The Pacquiao fight, though, gives Marquez fans much hope. Comparative scores are just as invalid in boxing as they are in water polo, but where Pacquiao clobbered Barrera into an 11th-round submission, Marquez got up off the floor three times in the opening round against the Filipino star and fought back to secure a draw (okay, I thought Pacquiao won clearly, but what do I know?).

I asked him what Beristain told him after the first round. Marquez said it was just a reminder to box, but Ramiro Gonzalez, then the boxing writer for La Opinion and now doing publicity for Golden Boy, said he remembered Marquez becoming bitter that Pacquaio hit him while he was down from the third knockdown.

"That got him pissed," said the flack.

Thing is, Marquez has not been all that brilliant since the Pacquiao fight. Pacquiao, who will almost certainly fight the Mandalay Bay winner, said that kind of battle probably took a lot out of Marquez. He is predicting Barrera will win.

So am I. I can't imagine Barrera going out a loser - except maybe to Pacquiao. "I've had a beautiful career," he said, "and I want to leave on a high note.' He has been too great for so long. The best in Mexican history? My buddy, Rafael Mendoza, who is one of the wisest Mexican fight agents in the world, says for him, the best Mexican fighter "will always be Ruben Olivares." But he said Barrera certainly would rank in the top five.

I asked Barrera to rank the top five. He said, in order, it would be Salvador Sanchez, Julio Cesar Chavez, Olivares, Erik Morales and himself.

I'd put him ahead of Morales, whom he beat two out of three (officially, the second and third matches, though I thought he won the first and third).

He could even move up a place or two with his two-for-the-road schedule of Marquez and Pacquiao.

PENTHOUSE: The city of Memphis and not simply because of the great blues and barbecue. For some reason, Beale Street has chased Sergio Mora out of a fight with Jermain Taylor and given Cory Spinks the assignment. Mora wouldn't fight in Memphis for a million dollars. In Timbuktu, he would have the same chance against Taylor - none.

OUTHOUSE: Bob Arum, my old buddy, for reacting to the news that Spinks, the junior middleweight champion, was moving up to face Taylor by squealing, "Real middleweight champions fight real middleweights." I hate to be the one to remind Bob, but when you had a real middleweight champion named Hagler, he made a nice living against old welterweights (Roberto Duran, Thomas Hearns, Sugar Ray Leonard) and junior middles (John Mugabi)?..Extra space, of course, for that entire wasted crap between Wladimir Klitschko and Ray Austin.
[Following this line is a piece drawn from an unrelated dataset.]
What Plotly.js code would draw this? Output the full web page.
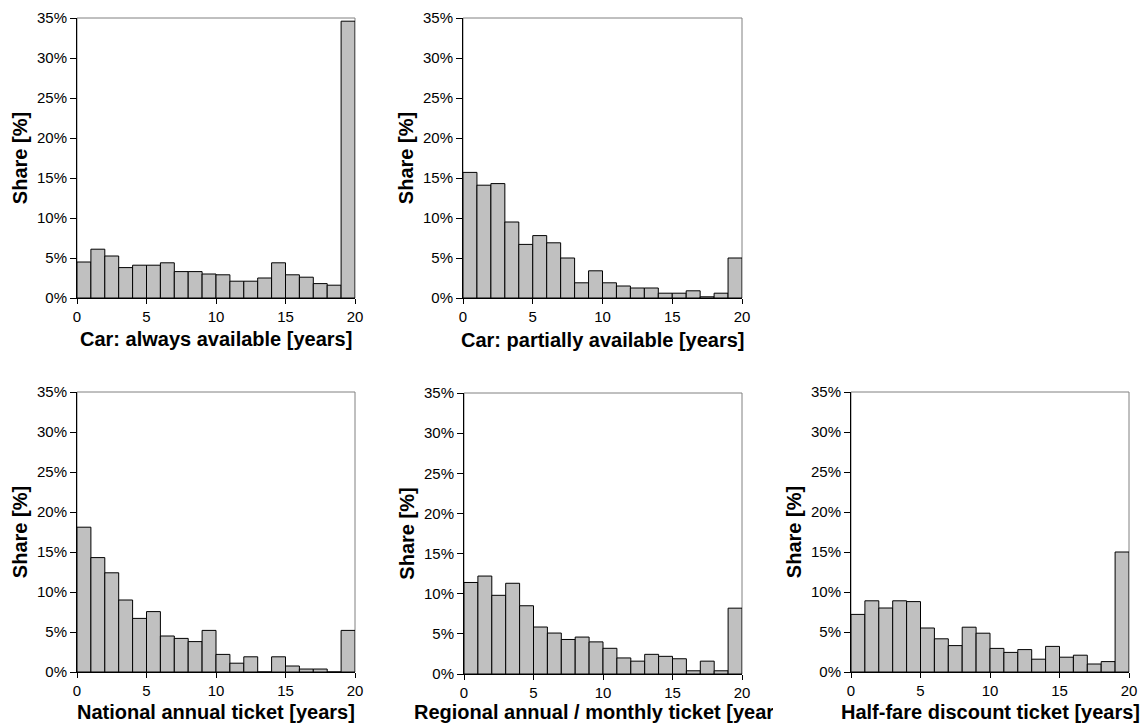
<!DOCTYPE html>
<html>
<head>
<meta charset="utf-8">
<script src="https://cdn.plot.ly/plotly-3.0.1.min.js"></script>
<style>
html, body { margin: 0; padding: 0; background: #ffffff; }
#chart { width: 1146px; height: 724px; }
</style>
</head>
<body>
<div id="chart"></div>
<script>
// Bin centres (years): bins 0-1, 1-2, ..., 19-20
const binCenters = [0.5,1.5,2.5,3.5,4.5,5.5,6.5,7.5,8.5,9.5,10.5,11.5,12.5,13.5,14.5,15.5,16.5,17.5,18.5,19.5];

// Shares in percent
const carAlways   = [4.5,6.1,5.25,3.8,4.1,4.1,4.4,3.3,3.3,3.0,2.9,2.1,2.1,2.5,4.4,2.9,2.6,1.8,1.6,34.6];
const carPartial  = [15.7,14.1,14.3,9.5,6.7,7.8,6.9,5.0,1.9,3.4,1.9,1.5,1.25,1.25,0.6,0.6,0.9,0.15,0.6,5.0];
const nationalGA  = [18.1,14.3,12.4,9.0,6.7,7.55,4.5,4.2,3.8,5.2,2.2,1.1,1.9,0,1.9,0.75,0.37,0.37,0,5.2];
const regional    = [11.4,12.2,9.8,11.3,8.5,5.85,5.1,4.3,4.6,4.0,3.2,2.0,1.6,2.45,2.2,1.9,0.4,1.6,0.4,8.2];
const halfFare    = [7.2,8.9,8.0,8.9,8.8,5.5,4.15,3.3,5.6,4.85,2.95,2.45,2.8,1.6,3.2,1.85,2.1,1.0,1.3,15.0];

const xTitles = [
  "Car: always available [years]",
  "Car: partially available [years]",
  "National annual ticket [years]",
  "Regional annual / monthly ticket [years]",
  "Half-fare discount ticket [years]"
];
const yTitle = "Share [%]";
const xTickVals = [0,5,10,15,20];
const xTickText = ["0","5","10","15","20"];
const yTickVals = [0,5,10,15,20,25,30,35];
const yTickText = ["0%","5%","10%","15%","20%","25%","30%","35%"];

const series = [carAlways, carPartial, nationalGA, regional, halfFare];

// pixel boxes of each plot area [left, right, top, bottom] and x-title centre y
const W = 1146, H = 724;
const boxes = [
  [77, 355, 18, 298, 339],
  [463, 742, 18, 298, 340],
  [77, 355, 392, 672, 712],
  [464, 742, 393, 674, 712],
  [851, 1129, 392, 672, 712]
];

const FONT = '"Liberation Sans", Arial, sans-serif';

const data = [];
const layout = {
  width: W, height: H,
  margin: {l: 0, r: 0, t: 0, b: 0, pad: 0},
  paper_bgcolor: '#ffffff',
  plot_bgcolor: '#ffffff',
  showlegend: false,
  bargap: 0,
  font: {family: FONT, size: 15, color: '#000000'},
  shapes: [],
  annotations: []
};

series.forEach(function(vals, i) {
  const n = i + 1;
  const xa = n === 1 ? 'x' : 'x' + n;
  const ya = n === 1 ? 'y' : 'y' + n;
  data.push({
    type: 'bar',
    x: binCenters,
    y: vals,
    width: 1,
    xaxis: xa, yaxis: ya,
    marker: {color: '#c0c0c0', line: {color: '#000000', width: 1}},
    hoverinfo: 'x+y'
  });
  const b = boxes[i];
  const xKey = n === 1 ? 'xaxis' : 'xaxis' + n;
  const yKey = n === 1 ? 'yaxis' : 'yaxis' + n;
  layout[xKey] = {
    domain: [b[0] / W, b[1] / W],
    anchor: ya,
    range: [0, 20],
    tickmode: 'array',
    tickvals: xTickVals,
    ticktext: xTickText,
    ticks: 'outside', ticklen: 5, tickwidth: 1, tickcolor: '#000000',
    showline: true, linecolor: '#000000', linewidth: 1,
    showgrid: false, zeroline: false,
    tickfont: {family: FONT, size: 15, color: '#000000'}
  };
  layout[yKey] = {
    domain: [1 - b[3] / H, 1 - b[2] / H],
    anchor: xa,
    range: [0, 35],
    tickmode: 'array',
    tickvals: yTickVals,
    ticktext: yTickText,
    ticks: 'outside', ticklen: 6, tickwidth: 1, tickcolor: '#000000',
    showline: true, linecolor: '#000000', linewidth: 1,
    showgrid: false, zeroline: false,
    tickfont: {family: FONT, size: 15, color: '#000000'},
    title: {text: yTitle, font: {family: FONT, size: 20, color: '#000000', weight: 'bold'}}
  };
  layout.shapes.push({
    type: 'rect', xref: xa + ' domain', yref: ya + ' domain',
    x0: 0, x1: 1, y0: 0, y1: 1,
    line: {color: '#808080', width: 1}, fillcolor: 'rgba(0,0,0,0)', layer: 'below'
  });
  layout.annotations.push({
    text: '<b>' + xTitles[i] + '</b>',
    xref: 'paper', yref: 'paper',
    x: (b[0] + b[1]) / 2 / W, y: 1 - b[4] / H,
    xanchor: 'center', yanchor: 'middle',
    showarrow: false,
    font: {family: FONT, size: 20, color: '#000000'}
  });
});

Plotly.newPlot('chart', data, layout, {staticPlot: true, displayModeBar: false}).then(function(gd) {
  // The reference crops the 4th x title at the edge of its panel (x ≈ 773 px).
  const anns = gd.querySelectorAll('.annotation');
  const a = anns[3];
  if (!a) return;
  const txt = a.querySelector('text');
  if (!txt) return;
  const svg = txt.ownerSVGElement;
  const ns = 'http://www.w3.org/2000/svg';
  const ctm = txt.getScreenCTM();
  if (!ctm) return;
  const pt = svg.createSVGPoint();
  pt.x = 773; pt.y = 0;
  const local = pt.matrixTransform(ctm.inverse());
  let defs = svg.querySelector('defs');
  if (!defs) { defs = document.createElementNS(ns, 'defs'); svg.insertBefore(defs, svg.firstChild); }
  const cp = document.createElementNS(ns, 'clipPath');
  cp.setAttribute('id', 'clip-x4title');
  const r = document.createElementNS(ns, 'rect');
  r.setAttribute('x', -10000); r.setAttribute('y', -10000);
  r.setAttribute('width', local.x + 10000); r.setAttribute('height', 20000);
  cp.appendChild(r);
  defs.appendChild(cp);
  txt.setAttribute('clip-path', 'url(#clip-x4title)');
});
</script>
</body>
</html>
The real culprits were the IBFelons for mandating the atrocity, HBO for showing it, and Don King and Austin - who took their ill-begotten money and ran, not even stopping for the post-fight press conference?.It is clear that Wladimir Klitschko is the No. 1 heavyweight in the world. Samuel Peter must be No. 2. And for No. 3, I have "none of the below."

BETTOR BEWARE: Okay, I always like Barrera. But I think the underdogs on the card - Gerry Penalosa against Daniel Ponce De Leon and Steve Forbes against Demetrius Hopkins represent some value. A few years back, I thought Penalosa was one of the top ten fighters in the world pound for pound. He has never been stopped and though he has been moving up in weight and is now 35, the crafty southpaw should be able to outbox De Leon. Of course, it only takes one punch?..Forbes should be around for a while since Bernard Hopkins's nephew is not exactly a banger?.B-Hop, by the way, said Sugar Shane Mosley was really giving Oscar de la Hoya some wild work when he saw them spar together in Puerto Rico.

SPECIAL OUTHOUSE: The Boxing Writers Association of America for moronically giving the James A. Farley Award for "honesty and integrity" to New York State Athletic Commission chairman Ron Scott Stevens. First, what would those idiots know about honesty and integrity? Second, certainly Stevens doesn't. He's the guy who banned Paul Spadafora from fighting in his state BEFORE Spaddy was even indicted for shooting his ex-girl friend, then turned around and acquiesced to Don King's request to license Foul Pole Golata, who had been indicted for various infractions of the law PLUS had been sordid practioneer of the game INSIDE the ring.